Begun by Prokofiev in 1936 on a generous commission from the All-Union Radio Committee and Prokofiev's friend Boris Gusman, it was finished the following summer. Prokofiev expected it to be part of the celebration of the 20th anniversary of the October Revolution of 1917. Prokofiev is said to have performed the entire piece himself when auditioning the piece for the celebration, both singing the choral parts and playing the piano.

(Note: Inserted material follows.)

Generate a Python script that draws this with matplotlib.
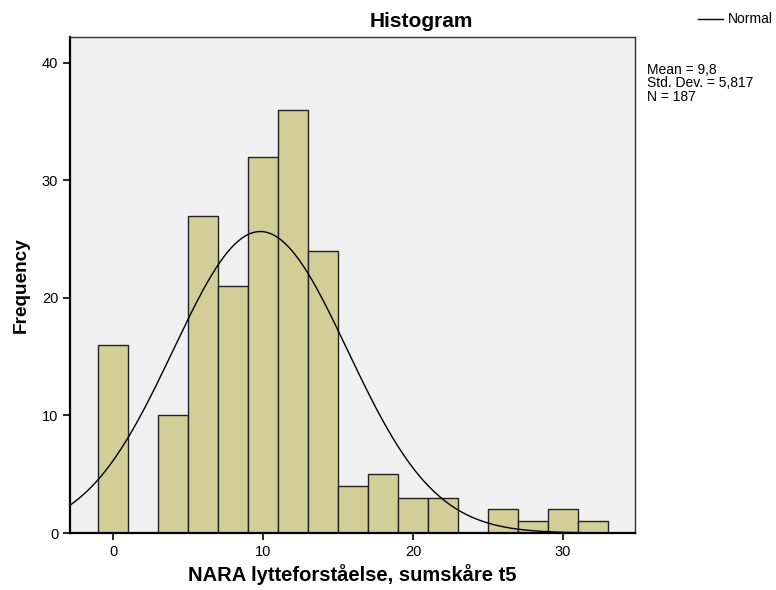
import numpy as np
import matplotlib
matplotlib.use("Agg")
from matplotlib import pyplot as plt

# histogram bins (centres) and counts
bin_centers = [0, 2, 4, 6, 8, 10, 12, 14, 16, 18, 20, 22, 24, 26, 28, 30, 32]
counts = [16, 0, 10, 27, 21, 32, 36, 24, 4, 5, 3, 3, 0, 2, 1, 2, 1]
mean = 9.8
sd = 5.817
n = 187
bin_width = 2

plt.rcParams['font.family'] = ['Liberation Sans', 'DejaVu Sans']

fig = plt.figure(figsize=(7.76, 5.9), dpi=100)
ax = fig.add_axes([0.0902, 0.0966, 0.7281, 0.8407])
ax.set_facecolor('#f0f0f0')

ax.bar(bin_centers, counts, width=bin_width, color='#d3ce97',
       edgecolor='#222222', linewidth=1.0)

# normal curve scaled to the histogram
x = np.linspace(-2.9, 34.8, 400)
y = n * bin_width / (sd * np.sqrt(2 * np.pi)) * np.exp(-0.5 * ((x - mean) / sd) ** 2)
ax.plot(x, y, color='black', linewidth=1.0)

ax.set_xlim(-2.9, 34.8)
ax.set_ylim(0, 42.2)
ax.set_xticks([0, 10, 20, 30])
ax.set_yticks([0, 10, 20, 30, 40])
ax.tick_params(labelsize=10.5, length=5, width=1.2, colors='black')
for side in ['left', 'bottom']:
    ax.spines[side].set_linewidth(1.6)
for side in ['top', 'right']:
    ax.spines[side].set_linewidth(1.0)
    ax.spines[side].set_color('#333333')

# title is centred a bit right of the axes, as in the original
fig.text(0.5425, 0.963, 'Histogram', fontsize=15, fontweight='bold',
         ha='center', va='center')
ax.set_xlabel('NARA lytteforståelse, sumskåre t5', fontsize=14.5,
              fontweight='bold', labelpad=4)
ax.set_ylabel('Frequency', fontsize=13.7, fontweight='bold', labelpad=9)

# legend and stats text on the right
fig.add_artist(plt.Line2D([0.8995, 0.9320], [0.9680, 0.9680],
                          color='black', linewidth=1.0))
fig.text(0.9385, 0.9680, 'Normal', fontsize=10, va='center')
fig.text(0.834, 0.894, 'Mean = 9,8\nStd. Dev. = 5,817\nN = 187',
         fontsize=10, va='top', linespacing=0.98)

plt.savefig('out.png', dpi=100)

Even though he utilized texts for the piece published by Marx, Lenin and Stalin, Prokofiev was not able to win political approval of his gigantic cantata. In fact, Platon Kerzhentsev ripped into Prokofiev, accusing him of "...taking texts that belong to the people and setting them to ... incomprehensible music". Nevertheless, Prokofiev fought to have his cantata performed, writing numerous letters and attempting to hold rehearsals. Unfortunately, these attempts were in vain. Because it did not receive official approval, Prokofiev was only paid 25% of the commission promised.

Upon the première of "Songs of Our Days" in 1938, Prokofiev hoped that the success of the piece would "soften hard hearts". However, the cantata never received official approval during Prokofiev's lifetime. The cantata was forgotten until 1966, when it finally premiered, being conducted by Kirill Kondrashin. However, the piece suffered from censorship. Stalin had died in 1953, and had been publicly denounced. Through the de-stalinization of the piece, the two movements "The Pledge" and "Constitution" were completely removed. Still a third movement, the 9th, "Symphony", was heavily modified. Having removed the finale of the piece, Kondrashin finished the piece by reprising the second movement, "The Philosophers".

Prokofiev would never get to hear his piece. He died 13 years before the first performance.

Previous examples of this type of Communist cantata include Shock Brigade of the World Proletariat (1931–32) by Alexander Krein and To the Proletariat and Agricultural Symphony (1923) by Alexander Kastalsky.

===Movements===

1. Introduction: "A spectre is haunting Europe, the spectre of Communism"
2. Philosophers
3. Interlude
4. Marching in Close Ranks
5. Interlude
6. Revolution
7. Victory
8. The Pledge
9. Symphony
10. The Constitution

The music's extravagant sound palette combines a full orchestra with typically Russian choral writing, folk instruments and the sounds of marching, gunfire and sirens.

==Instrumentation==

4 flutes, 4 oboes, 4 clarinets, 4 bassoons, 8 horns, 4 trumpets, 4 trombones, 2 tubas, Timpani, percussion, accordions, military band (saxhorns, extra trumpets, horns, tenor horns, euphonium, tubas and snare drum), alarm bells, cannon shot, sirens, eight-part chorus, speaker on megaphone (as the voice of Lenin), Maxim gun, harps, keyboards, strings.

==Popular culture==
The Cantata for the 20th Anniversary of the October Revolution movement "The philosophers" was used in the opening and closing titles of the film Red Heat. Also, the leitmotif of the seventh movement (Victory) was widely used by James Horner in his soundtrack of the film The Land Before Time.